Starting at the line that contains "Rebuild this chart" and stopping after the line that contains "plt.rcParams['font.weight'] = 'bold'", copy the lines exactly. Pictures are left out.

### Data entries

======

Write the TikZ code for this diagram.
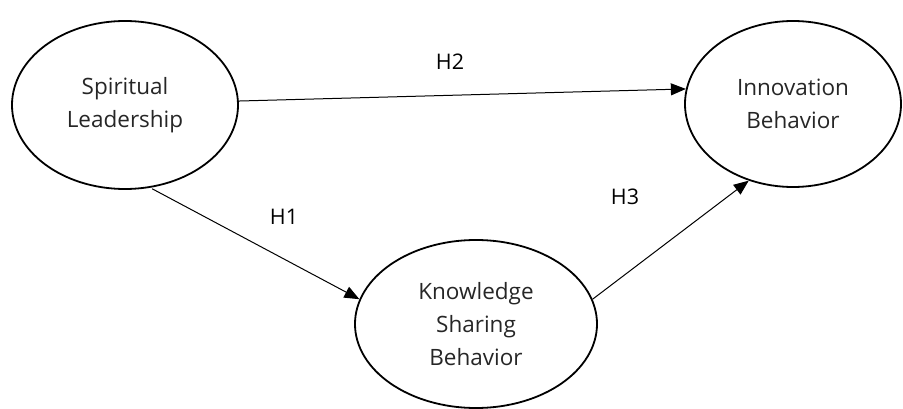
\documentclass[tikz,border=0pt]{standalone}
\usepackage{fontspec}
\setmainfont{Open Sans}
\usetikzlibrary{shapes}
\usetikzlibrary{arrows.meta}

\begin{document}
\begin{tikzpicture}[x=1pt, y=-1pt, >={Triangle[length=15pt,width=12pt]},
  construct/.style={draw, ellipse, line width=1.8pt, inner sep=0pt, align=center,
    font=\fontsize{22.5}{33}\selectfont, text=black!85},
  hyp/.style={font=\fontsize{21.5}{24}\selectfont}]
  \useasboundingbox (0,0) rectangle (903,409);
  \node[name=sl, construct, minimum width=226pt, minimum height=168pt] at (125,105) {Spiritual\\Leadership};
  \node[name=ib, construct, minimum width=216pt, minimum height=166pt] at (793,104) {Innovation\\Behavior};
  \node[name=ks, construct, minimum width=242pt, minimum height=168pt] at (476,324) {Knowledge\\Sharing\\Behavior};
  \node[name=h2, hyp] at (450,62) {H2};
  \node[name=h1, hyp] at (284,217) {H1};
  \node[name=h3, hyp] at (625,197) {H3};
  \draw[->, line width=1pt] (sl.2) to (ib.172.5);
  \draw[->, line width=1pt, shorten <=2pt] (sl.-73) to (ks.168);
  \draw[->, line width=1pt] (ks.12) to (ib.240);
\end{tikzpicture}
\end{document}
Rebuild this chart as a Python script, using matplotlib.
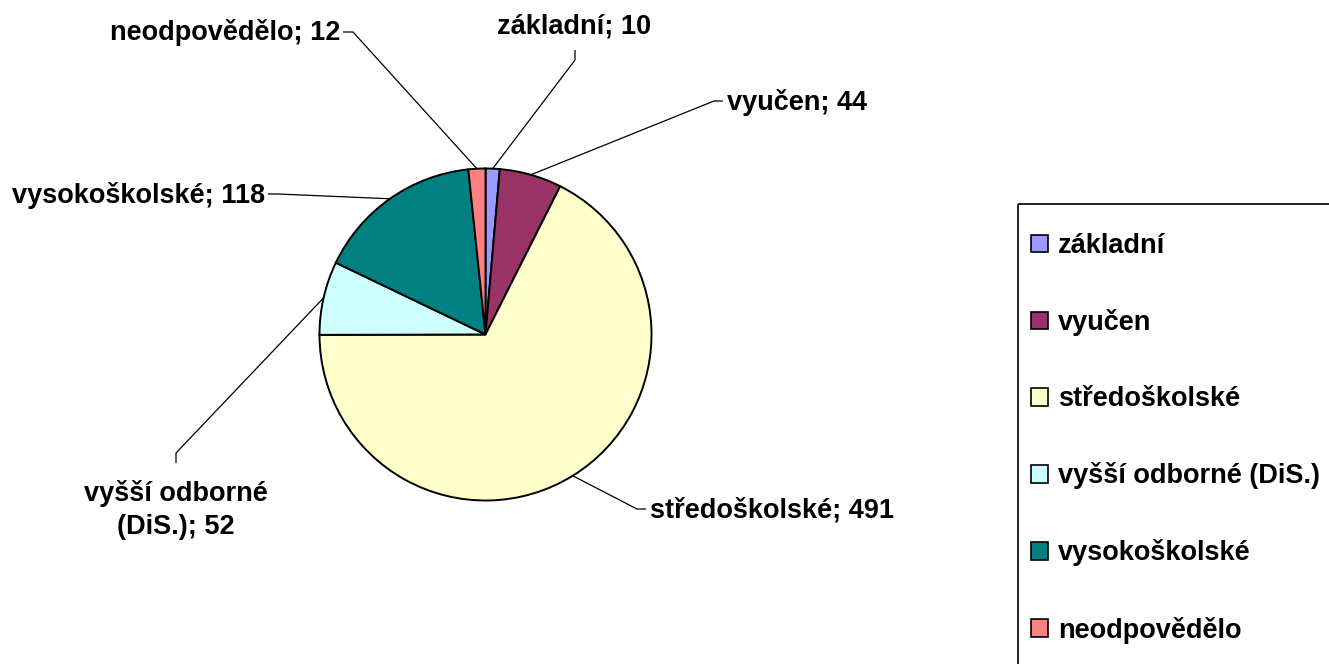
import numpy as np
import matplotlib
matplotlib.use("Agg")
import matplotlib.pyplot as plt
from matplotlib.patches import Rectangle

plt.rcParams['font.family'] = ['Liberation Sans', 'DejaVu Sans']
plt.rcParams['font.weight'] = 'bold'

# data
categories = ['základní', 'vyučen', 'středoškolské', 'vyšší odborné (DiS.)',
              'vysokoškolské', 'neodpovědělo']
label_names = ['základní', 'vyučen', 'středoškolské', 'vyšší odborné\n(DiS.)',
               'vysokoškolské', 'neodpovědělo']
counts = [10, 44, 491, 52, 118, 12]
colors = ['#9999FF', '#993366', '#FFFFCC', '#CCFFFF', '#008080', '#FF8080']

W, H = 1329, 664
FS = 19.5


def py(y):
    # pixel row (from top) -> data y
    return H - y


fig = plt.figure(figsize=(W / 100, H / 100), dpi=100)
ax = fig.add_axes([0, 0, 1, 1])

wedges, _ = ax.pie(counts, colors=colors, startangle=90, counterclock=False,
                   center=(485.5, py(334.5)), radius=166,
                   wedgeprops=dict(edgecolor='black', linewidth=1.4))
ax.set_xlim(0, W)
ax.set_ylim(0, H)
ax.set_aspect('auto')
ax.axis('off')

# label layout: end of leader (at text), elbow, text anchor, alignment
layout = [
    dict(end=(575, 50), elbow=(575, 60), xy=(574, 34), ha='center', va='baseline'),
    dict(end=(723, 101), elbow=(714, 101), xy=(727, 110), ha='left', va='baseline'),
    dict(end=(646, 509), elbow=(637, 509), xy=(650, 518), ha='left', va='baseline'),
    dict(end=(176, 463), elbow=(176, 453), xy=(176, 510), ha='center', va='center'),
    dict(end=(268, 194), elbow=(278, 194), xy=(265, 203), ha='right', va='baseline'),
    dict(end=(343, 32), elbow=(353, 32), xy=(340, 40), ha='right', va='baseline'),
]

for w, name, n, lay in zip(wedges, label_names, counts, layout):
    mid = np.deg2rad((w.theta1 + w.theta2) / 2)
    ax_x = w.center[0] + w.r * np.cos(mid)
    ax_y = w.center[1] + w.r * np.sin(mid)
    ex, ey = lay['end']
    bx, by = lay['elbow']
    ax.plot([ax_x, bx, ex], [ax_y, py(by), py(ey)], color='black', lw=0.9,
            solid_capstyle='butt')
    ax.text(lay['xy'][0], py(lay['xy'][1]), f'{name}; {n}', ha=lay['ha'],
            va=lay['va'], fontsize=FS, fontweight='bold', linespacing=1.38)

# legend
ax.add_patch(Rectangle((1018, py(204)), 400, -(H), facecolor='none',
                       edgecolor='black', lw=1.2, clip_on=False))
leg = ax.legend(wedges, categories, loc='upper left',
                bbox_to_anchor=(1031 / W, 1 - 233 / H),
                frameon=False, fontsize=FS, borderpad=0, borderaxespad=0,
                handlelength=0.63, handleheight=0.63, handletextpad=0.36,
                labelspacing=1.85)
for h in leg.legend_handles:
    h.set_edgecolor('black')
    h.set_linewidth(1.2)

fig.savefig('out.png', dpi=100)
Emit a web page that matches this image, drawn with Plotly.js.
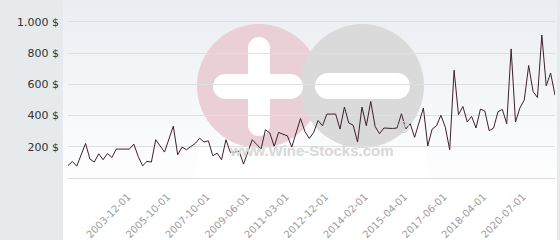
<!DOCTYPE html>
<html>
<head>
<meta charset="utf-8">
<script src="https://cdn.plot.ly/plotly-3.0.1.min.js"></script>
<style>
html,body{margin:0;padding:0;background:#fff;}
#chart{width:560px;height:240px;}
</style>
</head>
<body>
<div id="chart"></div>
<script>
// Price series (one value per auction date, in order)
const prices = [
  80, 106, 76, 148, 221, 121, 102, 155, 117, 157,
  131, 185, 185, 185, 185, 217, 138, 78, 106, 102,
  245, 205, 166, 249, 332, 149, 198, 181, 202, 221,
  255, 230, 238, 142, 159, 117, 245, 164, 166, 172,
  89, 170, 245, 215, 185, 309, 288, 202, 292, 280,
  270, 198, 290, 381, 298, 253, 292, 368, 334, 409,
  409, 409, 313, 454, 352, 338, 230, 454, 334, 490,
  330, 283, 320, 317, 317, 320, 411, 313, 347, 260,
  350, 448, 205, 313, 334, 402, 325, 181, 690, 405,
  458, 359, 394, 320, 441, 429, 303, 320, 424, 439,
  347, 826, 358, 448, 500, 720, 554, 515, 915, 590,
  672, 530
];
// Dates shown as x tick labels
const tickLabels = ['2003-12-01','2005-10-01','2007-10-01','2009-06-01','2011-03-01',
  '2012-12-01','2014-02-01','2015-04-01','2017-06-01','2018-04-01','2020-07-01'];
const firstTickIndex = 13;
const tickStep = 9;
const yTicks = [200, 400, 600, 800, 1000];

const idx = prices.map((_, i) => i);
const tickVals = tickLabels.map((_, k) => firstTickIndex + k * tickStep);
const yTickText = yTicks.map(v => String(v).replace(/\B(?=(\d{3})+(?!\d))/g, '.') + ' $');

// pixel -> paper helpers for decoration
const L = 68, R = 5, T = 20, B = 62, W = 560, H = 240;
const PW = W - L - R, PH = H - T - B;
const px = x => (x - L) / PW;
const py = y => (H - B - y) / PH;

const gradSvg = '<svg xmlns="http://www.w3.org/2000/svg" width="100" height="100" preserveAspectRatio="none">' +
  '<defs><linearGradient id="g" x1="0" y1="0" x2="0" y2="1">' +
  '<stop offset="0" stop-color="#eaedf2"/><stop offset="0.78" stop-color="#ffffff"/></linearGradient></defs>' +
  '<rect width="100" height="100" fill="url(#g)"/></svg>';

function circle(cx, cy, r, color) {
  return {type:'circle', xref:'paper', yref:'paper', layer:'below',
    x0:px(cx-r), x1:px(cx+r), y0:py(cy+r), y1:py(cy-r),
    fillcolor:color, line:{width:0}};
}
function rect(x0, y0, x1, y1, color) {
  return {type:'rect', xref:'paper', yref:'paper', layer:'below',
    x0:px(x0), x1:px(x1), y0:py(y1), y1:py(y0),
    fillcolor:color, line:{width:0}};
}
function pill(x0, y0, x1, y1, color) {
  const r = (y1 - y0) / 2;
  return [rect(x0 + r, y0, x1 - r, y1, color),
          circle(x0 + r, y0 + r, r, color), circle(x1 - r, y0 + r, r, color)];
}
function vpill(x0, y0, x1, y1, color) {
  const r = (x1 - x0) / 2;
  return [rect(x0, y0 + r, x1, y1 - r, color),
          circle(x0 + r, y0 + r, r, color), circle(x0 + r, y1 - r, r, color)];
}

const shapes = [
  circle(259, 86, 62, '#eacfd6'),
  circle(362, 86, 62, '#dadadb'),
  ...vpill(248, 37, 270, 136, '#ffffff'),
  ...pill(213, 74, 303, 99, '#ffffff'),
  ...pill(315, 73, 410, 99, '#ffffff'),
  rect(197, 148, 427, 178, 'rgba(255,255,255,0.55)')
];

const trace = {
  x: idx, y: prices, type: 'scatter', mode: 'lines',
  line: {color: '#3e2130', width: 1},
  hoverinfo: 'skip'
};

const layout = {
  width: W, height: H,
  margin: {l: L, r: R, t: T, b: B},
  paper_bgcolor: '#e6eaed',
  plot_bgcolor: 'rgba(0,0,0,0)',
  showlegend: false,
  font: {family: 'DejaVu Sans', size: 11, color: '#333'},
  xaxis: {
    range: [0, prices.length - 1],
    tickmode: 'array', tickvals: tickVals, ticktext: tickLabels,
    tickangle: -45, showgrid: false, zeroline: false,
    showline: true, linecolor: '#dcdcdc', linewidth: 1,
    ticks: '', ticklabelstandoff: 8, ticklabelshift: 3,
    tickfont: {family: 'DejaVu Sans', size: 10, color: '#9c9c9c'},
    fixedrange: true
  },
  yaxis: {
    range: [0, PH / 0.15625],
    tickmode: 'array', tickvals: yTicks, ticktext: yTickText,
    showgrid: true, gridcolor: '#dfdfdf', gridwidth: 1,
    zeroline: false, showline: false, ticks: '',
    ticklabelstandoff: 8,
    tickfont: {family: 'DejaVu Sans', size: 11, color: '#333'},
    fixedrange: true
  },
  images: [{
    source: 'data:image/svg+xml;charset=utf-8,' + encodeURIComponent(gradSvg),
    xref: 'paper', yref: 'paper', x: px(63), y: py(0),
    sizex: (557 - 63) / PW, sizey: H / PH,
    xanchor: 'left', yanchor: 'top', sizing: 'stretch', layer: 'below'
  }],
  shapes: shapes,
  annotations: [
    {text: '<b>www.Wine-Stocks.com</b>', xref: 'paper', yref: 'paper',
     x: px(311), y: py(161), showarrow: false,
     font: {family: 'Liberation Sans', size: 15, color: '#d8d8d8'}},
    {text: '®', xref: 'paper', yref: 'paper', x: px(413), y: py(139), showarrow: false,
     font: {family: 'DejaVu Sans', size: 15, color: '#cfcfcf'}}
  ]
};

Plotly.newPlot('chart', [trace], layout, {staticPlot: true, displayModeBar: false});
</script>
</body>
</html>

======

### Task result
Rebuild this chart as a Python script, using matplotlib.
import numpy as np
import matplotlib
matplotlib.use("Agg")
import matplotlib.pyplot as plt
from matplotlib.patches import Rectangle

plt.rcParams['font.family'] = ['Liberation Sans', 'DejaVu Sans']
plt.rcParams['font.weight'] = 'bold'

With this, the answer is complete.